▸ **WHAT IS EXPECTED**
Your task is to quote the listing below exactly, beginning with its first line and ending on the line bearing "(csg) at (585,763)".

▸ **SUPPLIED MATERIAL**
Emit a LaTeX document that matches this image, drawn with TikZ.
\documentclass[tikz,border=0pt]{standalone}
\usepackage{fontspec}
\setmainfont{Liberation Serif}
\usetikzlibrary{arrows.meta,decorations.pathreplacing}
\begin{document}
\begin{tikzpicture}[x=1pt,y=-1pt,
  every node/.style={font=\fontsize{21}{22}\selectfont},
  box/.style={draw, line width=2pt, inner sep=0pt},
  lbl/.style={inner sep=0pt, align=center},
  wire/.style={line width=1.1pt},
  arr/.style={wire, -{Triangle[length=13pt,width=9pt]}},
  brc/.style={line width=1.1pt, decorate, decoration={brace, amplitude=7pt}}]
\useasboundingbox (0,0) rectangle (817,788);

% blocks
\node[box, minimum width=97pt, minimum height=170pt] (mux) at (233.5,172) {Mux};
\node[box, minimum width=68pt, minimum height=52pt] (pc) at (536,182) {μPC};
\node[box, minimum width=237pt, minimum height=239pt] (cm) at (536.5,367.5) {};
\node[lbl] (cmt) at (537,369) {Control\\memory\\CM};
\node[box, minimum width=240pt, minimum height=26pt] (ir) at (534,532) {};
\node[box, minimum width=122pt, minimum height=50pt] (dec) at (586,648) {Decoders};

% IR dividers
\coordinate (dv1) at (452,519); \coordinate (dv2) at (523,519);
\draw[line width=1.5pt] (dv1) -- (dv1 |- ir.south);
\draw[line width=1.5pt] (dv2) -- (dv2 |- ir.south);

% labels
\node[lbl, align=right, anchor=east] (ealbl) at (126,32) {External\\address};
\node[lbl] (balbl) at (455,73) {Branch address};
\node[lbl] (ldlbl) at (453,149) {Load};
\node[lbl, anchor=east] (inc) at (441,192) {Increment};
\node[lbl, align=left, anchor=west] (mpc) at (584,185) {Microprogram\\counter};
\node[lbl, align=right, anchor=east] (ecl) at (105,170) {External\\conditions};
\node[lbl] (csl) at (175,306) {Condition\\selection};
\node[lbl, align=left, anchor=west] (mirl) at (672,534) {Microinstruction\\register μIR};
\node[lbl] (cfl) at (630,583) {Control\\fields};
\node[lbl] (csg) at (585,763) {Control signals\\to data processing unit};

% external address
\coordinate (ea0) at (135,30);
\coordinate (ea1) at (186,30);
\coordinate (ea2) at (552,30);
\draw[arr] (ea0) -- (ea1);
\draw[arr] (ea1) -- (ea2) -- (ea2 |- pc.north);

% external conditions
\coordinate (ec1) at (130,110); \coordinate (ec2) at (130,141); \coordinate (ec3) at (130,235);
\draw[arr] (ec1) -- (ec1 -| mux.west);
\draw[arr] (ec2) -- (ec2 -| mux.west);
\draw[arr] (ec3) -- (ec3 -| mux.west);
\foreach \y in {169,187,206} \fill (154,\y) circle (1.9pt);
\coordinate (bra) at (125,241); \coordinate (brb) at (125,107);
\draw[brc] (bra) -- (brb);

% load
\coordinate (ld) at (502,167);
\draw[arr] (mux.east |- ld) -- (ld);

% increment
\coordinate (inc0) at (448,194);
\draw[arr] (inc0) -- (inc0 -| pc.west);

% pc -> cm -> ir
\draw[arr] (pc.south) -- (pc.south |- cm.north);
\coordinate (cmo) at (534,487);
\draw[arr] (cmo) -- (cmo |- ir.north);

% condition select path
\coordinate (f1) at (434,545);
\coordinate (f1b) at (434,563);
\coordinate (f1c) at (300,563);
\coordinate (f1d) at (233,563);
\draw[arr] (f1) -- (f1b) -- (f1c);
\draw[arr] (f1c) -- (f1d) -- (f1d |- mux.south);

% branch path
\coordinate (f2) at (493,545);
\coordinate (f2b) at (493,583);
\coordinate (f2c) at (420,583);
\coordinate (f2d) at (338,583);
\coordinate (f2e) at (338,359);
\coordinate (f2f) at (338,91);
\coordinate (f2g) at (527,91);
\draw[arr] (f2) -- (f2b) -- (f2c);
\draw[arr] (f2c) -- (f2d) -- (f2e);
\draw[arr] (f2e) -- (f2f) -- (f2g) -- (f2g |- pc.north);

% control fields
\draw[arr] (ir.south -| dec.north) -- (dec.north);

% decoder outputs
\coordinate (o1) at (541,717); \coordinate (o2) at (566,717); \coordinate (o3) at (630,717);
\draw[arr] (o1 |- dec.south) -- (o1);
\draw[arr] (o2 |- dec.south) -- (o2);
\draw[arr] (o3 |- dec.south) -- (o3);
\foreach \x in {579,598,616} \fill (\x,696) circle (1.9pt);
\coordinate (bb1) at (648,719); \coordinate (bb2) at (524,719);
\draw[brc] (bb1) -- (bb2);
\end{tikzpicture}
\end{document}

▸ **TASK RESPONSE**
Emit a LaTeX document that matches this image, drawn with TikZ.
\documentclass[tikz,border=0pt]{standalone}
\usepackage{fontspec}
\setmainfont{Liberation Serif}
\usetikzlibrary{arrows.meta,decorations.pathreplacing}
\begin{document}
\begin{tikzpicture}[x=1pt,y=-1pt,
  every node/.style={font=\fontsize{21}{22}\selectfont},
  box/.style={draw, line width=2pt, inner sep=0pt},
  lbl/.style={inner sep=0pt, align=center},
  wire/.style={line width=1.1pt},
  arr/.style={wire, -{Triangle[length=13pt,width=9pt]}},
  brc/.style={line width=1.1pt, decorate, decoration={brace, amplitude=7pt}}]
\useasboundingbox (0,0) rectangle (817,788);

% blocks
\node[box, minimum width=97pt, minimum height=170pt] (mux) at (233.5,172) {Mux};
\node[box, minimum width=68pt, minimum height=52pt] (pc) at (536,182) {μPC};
\node[box, minimum width=237pt, minimum height=239pt] (cm) at (536.5,367.5) {};
\node[lbl] (cmt) at (537,369) {Control\\memory\\CM};
\node[box, minimum width=240pt, minimum height=26pt] (ir) at (534,532) {};
\node[box, minimum width=122pt, minimum height=50pt] (dec) at (586,648) {Decoders};

% IR dividers
\coordinate (dv1) at (452,519); \coordinate (dv2) at (523,519);
\draw[line width=1.5pt] (dv1) -- (dv1 |- ir.south);
\draw[line width=1.5pt] (dv2) -- (dv2 |- ir.south);

% labels
\node[lbl, align=right, anchor=east] (ealbl) at (126,32) {External\\address};
\node[lbl] (balbl) at (455,73) {Branch address};
\node[lbl] (ldlbl) at (453,149) {Load};
\node[lbl, anchor=east] (inc) at (441,192) {Increment};
\node[lbl, align=left, anchor=west] (mpc) at (584,185) {Microprogram\\counter};
\node[lbl, align=right, anchor=east] (ecl) at (105,170) {External\\conditions};
\node[lbl] (csl) at (175,306) {Condition\\selection};
\node[lbl, align=left, anchor=west] (mirl) at (672,534) {Microinstruction\\register μIR};
\node[lbl] (cfl) at (630,583) {Control\\fields};
\node[lbl] (csg) at (585,763) {Control signals\\to data processing unit};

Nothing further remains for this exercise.